En bulldozer, à l’assaut de la métropole

Chaque lundi, la Nouvelle société savante de Marseillologie vous propose 2 600 signes sur l’Agora de Marsactu pour évoquer l’actualité politique, économique, sociale ou culturelle de la ville.

Cette semaine, l’intervention spectaculaire de la municipalité dans la crise des déchets.

Il est 21h05 ce dernier jour de janvier quand le maire de Marseille décide de taper du tweet sur la table

[emoji point rouge] « À situation exceptionnelle, réponse exceptionnelle ! Face à des dizaines d’incendies de poubelles et aux alertes météo, j’ai informé ce soir le @Prefet13 que je vais déroger au droit des collectivités à la répartition des compétences entre la Ville et la Métropole. »

Après 13 jours de conflits et 3 000 tonnes de poubelles amoncelées, la municipalité décide d’intervenir dans un conflit social qui ne la concerne pas sur le strict plan des compétences réglementaires. Tandis que les conditions climatiques faisaient craindre un nouveau désastre écologique et que les départs de feu se multipliaient, la situation d’urgence a commandé à la ville de sortir de son rôle de spectateur dans lequel la loi la confine. On le sait, la querelle entre les syndicats et la Métropole dure depuis septembre autour de l’application des 35 heures qui contraint les agents de la propreté à travailler davantage. L’accord de décembre n’avait pas convaincu FO et le bras de fer était reparti de plus belle il y a 2 semaines.

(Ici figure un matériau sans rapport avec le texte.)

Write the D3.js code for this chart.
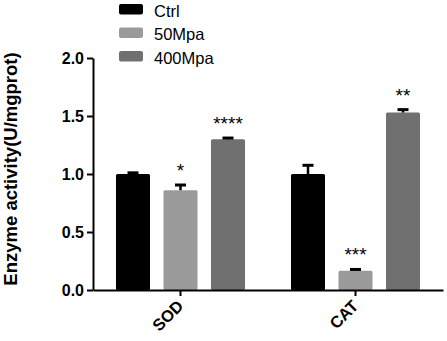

Pour la mairie, l’occasion est symptomatique de l’impasse institutionnelle dans laquelle sont piégées les relations avec la Métropole alors que se négocie au Parlement, la réforme de sa gouvernance. La ville souhaitait profiter du volet « chicaya » du plan Macron pour réclamer un rapatriement de compétences, dont celle de la collecte et de la gestion des déchets si sensible sur le plan électoral. La loi 3DS, qui entre dans sa dernière ligne droite avec son examen cette même semaine par la commission mixte paritaire, en constituait le véhicule législatif idoine. Las, les dispositions ne changeront pas. Benoit Payan ne pourra compter que sur le rapatriement de la responsabilité limitée de la propreté des rues, échouant ainsi dans sa reconquête des pans perdus de « souveraineté ».

Sans doute informé de cet échec sur le front de la réforme, il a choisi le terrain du rapport de force politique sur le terrain, sans un mot ou presque sur le fond du conflit social, et recouvrant par le tonnage de déchets ramassés, le reproche de briseur de grève qui pourrait lui être adressé. Et ses adjoints et la maire de secteurs d’assister aux spectaculaires interventions de bulldozers manifestant la puissance du pouvoir municipal face à la saleté accumulée par l’incurie de la métropole, ainsi que le défi institutionnel face aux barrières de compétences érigées par la loi. Depuis, un accord a été trouvé, mais cette fois, promis, on ne présumera pas de son avenir.